Bug #35818 union not checking for unsigned vs signed, returns 0's
Submitted: 3 Apr 2008 22:11 Modified: 4 Apr 2008 5:48
Reporter: Ariel S Email Updates:
Status: Verified Impact on me:
None 
Category:MySQL Server: General Severity:S3 (Non-critical)
Version:Ver 14.12 Distrib 5.0.32, 5.0.56 OS:Any
Assigned to: CPU Architecture:Any
Tags: signed, UNION, UNSIGNED

[3 Apr 2008 22:11] Ariel S
Description:
Doing a union of an unsigned column and a signed one does not produce a signed result. This changes all negative values to 0 - this can be pretty serious.

How to repeat:
create table test (c int unsigned);
insert into test values (1);
(select c from test) union (select -c from test);

This outputs:

+------+
| c    |
+------+
|    1 |
|    0 |
+------+

(select -c from test) union (select c from test);

Works:

+------+
| -c   |
+------+
|   -1 |
|    1 |
+------+

create table test2 (c int signed);
insert into test2 values (-1);

Even though test2 is signed:

(select c from test) union (select -c from test2);

+------+
| c    |
+------+
|    1 |
|    0 |
+------+
[3 Apr 2008 22:13] Ariel S
The last query should be:

(select c from test) union (select c from test2);

Not:

(select c from test) union (select -c from test2);
[4 Apr 2008 5:48] Valeriy Kravchuk
Thank you for a problem report.

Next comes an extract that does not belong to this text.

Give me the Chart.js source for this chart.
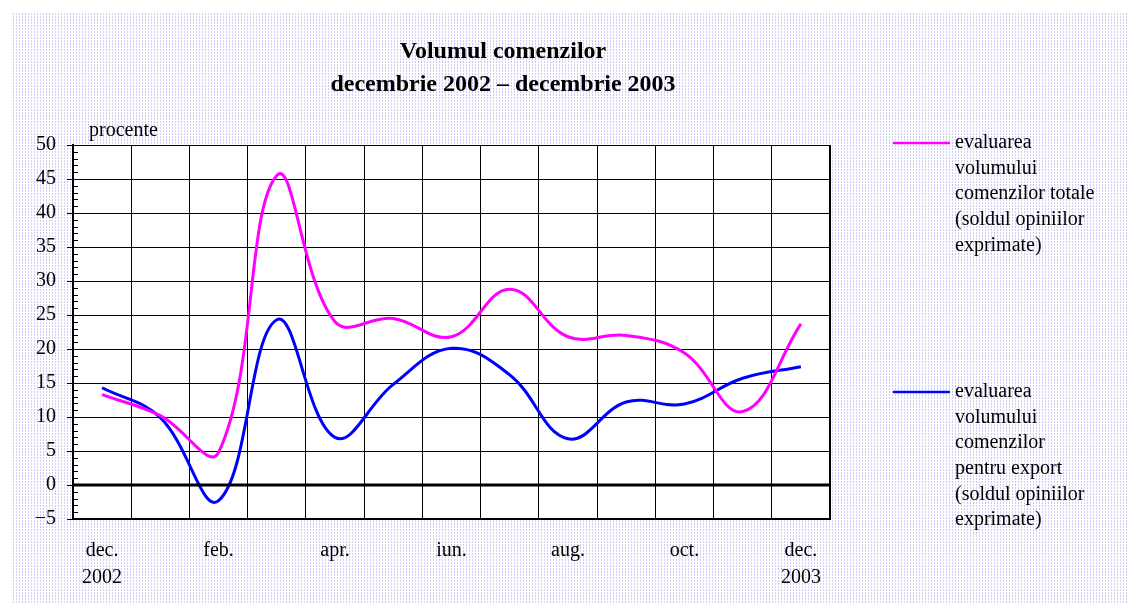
<!DOCTYPE html>
<html>
<head>
<meta charset="utf-8">
<script src="https://cdn.jsdelivr.net/npm/chart.js@4/dist/chart.umd.min.js"></script>
<style>
  html, body { margin: 0; padding: 0; background: #fff; }
  #wrap { position: relative; width: 1128px; height: 612px; overflow: hidden; }
  #pattern {
    position: absolute; left: 13px; top: 12px; right: 0; bottom: 8px;
    background-color: #fff;
    background-image:
      repeating-linear-gradient(0deg, #fff 0 1px, transparent 1px 3px),
      repeating-linear-gradient(90deg, #cbcbf5 0 1px, transparent 1px 3px);
  }
  canvas { position: absolute; left: 0; top: 0; }
</style>
</head>
<body>
<div id="wrap">
  <div id="pattern"></div>
  <canvas id="chart" width="1128" height="612"></canvas>
</div>
<script>
// date (luni dec. 2002 - dec. 2003)
const months = ['dec.', 'ian.', 'feb.', 'mar.', 'apr.', 'mai', 'iun.', 'iul.', 'aug.', 'sep.', 'oct.', 'nov.', 'dec.'];
const years = ['2002', '', '', '', '', '', '', '', '', '', '', '', '2003'];
const comenziTotale = [13.3, 10.2, 4.8, 45.5, 24.0, 24.5, 21.8, 28.8, 21.8, 22.0, 19.4, 10.8, 23.7];
const comenziExport = [14.3, 9.9, -2.3, 24.3, 7.0, 14.8, 20.1, 16.2, 6.8, 12.2, 11.9, 15.7, 17.4];
const legendTotale = ['evaluarea', 'volumului', 'comenzilor totale', '(soldul opiniilor', 'exprimate)'];
const legendExport = ['evaluarea', 'volumului', 'comenzilor', 'pentru export', '(soldul opiniilor', 'exprimate)'];
const titleLines = ['Volumul comenzilor', 'decembrie 2002 \u2013 decembrie 2003'];

const SERIF = "'Times New Roman', 'Liberation Serif', serif";

// fundal alb + chenar + diviziuni mici + titlu + legenda
const extras = {
    id: 'extras',
    beforeDraw(chart) {
        const { ctx, chartArea: a } = chart;
        ctx.save();
        ctx.fillStyle = '#fff';
        ctx.fillRect(a.left, a.top, a.right - a.left, a.bottom - a.top);
        ctx.restore();
    },
    afterDatasetsDraw(chart) {
        const { ctx, chartArea: a, scales } = chart;
        const y = scales.y;
        ctx.save();
        // linia zero mai groasa
        ctx.strokeStyle = '#000';
        ctx.lineWidth = 3;
        const y0 = y.getPixelForValue(0);
        ctx.beginPath();
        ctx.moveTo(a.left, y0);
        ctx.lineTo(a.right, y0);
        ctx.stroke();
        // chenar
        ctx.lineWidth = 1;
        ctx.strokeRect(a.left + 0.5, a.top + 0.5, a.right - a.left - 1, a.bottom - a.top - 1);
        ctx.lineWidth = 2;
        ctx.beginPath();
        ctx.moveTo(a.left, a.top);
        ctx.lineTo(a.left, a.bottom);
        ctx.stroke();
        // diviziuni mici pe axa y
        ctx.lineWidth = 1;
        for (let v = y.min; v <= y.max; v++) {
            if (v % 5 === 0) continue;
            const py = Math.round(y.getPixelForValue(v)) + 0.5;
            ctx.beginPath();
            ctx.moveTo(a.left, py);
            ctx.lineTo(a.left + 5, py);
            ctx.stroke();
        }
        ctx.restore();
    },
    afterDraw(chart) {
        const { ctx } = chart;
        ctx.save();
        ctx.fillStyle = '#000';
        ctx.textBaseline = 'middle';
        // titlu
        ctx.font = 'bold 24px ' + SERIF;
        ctx.textAlign = 'center';
        ctx.fillText(titleLines[0], 503, 52);
        ctx.fillText(titleLines[1], 503, 85);
        // eticheta unitate
        ctx.font = '20px ' + SERIF;
        ctx.textAlign = 'left';
        ctx.fillText('procente', 89, 131);
        // legenda
        const items = [
            { lines: legendTotale, color: chart.data.datasets[0].borderColor, y: 143 },
            { lines: legendExport, color: chart.data.datasets[1].borderColor, y: 392 }
        ];
        items.forEach(it => {
            ctx.strokeStyle = it.color;
            ctx.lineWidth = 2.5;
            ctx.beginPath();
            ctx.moveTo(893, it.y);
            ctx.lineTo(950, it.y);
            ctx.stroke();
            it.lines.forEach((t, i) => ctx.fillText(t, 955, it.y + i * 25.6));
        });
        ctx.restore();
    }
};

new Chart(document.getElementById('chart'), {
    type: 'line',
    data: {
        labels: months,
        datasets: [
            {
                label: 'evaluarea volumului comenzilor totale (soldul opiniilor exprimate)',
                data: comenziTotale,
                borderColor: '#ff00ff',
                borderWidth: 3,
                pointRadius: 0,
                tension: 0.4,
                fill: false
            },
            {
                label: 'evaluarea volumului comenzilor pentru export (soldul opiniilor exprimate)',
                data: comenziExport,
                borderColor: '#0000ff',
                borderWidth: 3,
                pointRadius: 0,
                tension: 0.4,
                fill: false
            }
        ]
    },
    options: {
        responsive: false,
        animation: false,
        devicePixelRatio: 1,
        layout: { padding: { left: 0, top: 145, right: 298, bottom: 0 } },
        plugins: {
            legend: { display: false },
            title: { display: false },
            tooltip: { enabled: false }
        },
        scales: {
            x: {
                offset: true,
                afterFit: (s) => { s.height = 93; },
                grid: { offset: true, color: '#000', lineWidth: 1, drawTicks: false },
                border: { color: '#000', width: 1 },
                ticks: {
                    autoSkip: false,
                    maxRotation: 0,
                    padding: 18,
                    color: '#000',
                    font: { family: SERIF, size: 20, lineHeight: 1.35 },
                    callback: (val, i) => {
                        if (i % 2 === 1) return '';
                        return years[i] ? [months[i], years[i]] : months[i];
                    }
                }
            },
            y: {
                min: -5,
                max: 50,
                afterFit: (s) => { s.width = 73; },
                grid: { color: '#000', lineWidth: 1, tickLength: 6 },
                border: { color: '#000', width: 2 },
                ticks: {
                    stepSize: 5,
                    padding: 11,
                    color: '#000',
                    font: { family: SERIF, size: 20 },
                    callback: (v) => v < 0 ? '\u2212' + Math.abs(v) : v
                }
            }
        }
    },
    plugins: [extras]
});
</script>
</body>
</html>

According to the manual, http://dev.mysql.com/doc/refman/5.0/en/union.html:

"If the data types of corresponding SELECT  columns do not match, the types and lengths of the columns in the UNION result take into account the values retrieved by all of the SELECT  statements."

The above, "taking into account types of the columns ... retrieved by all of the SELECT statements", should be applied to UNSIGNED flag also.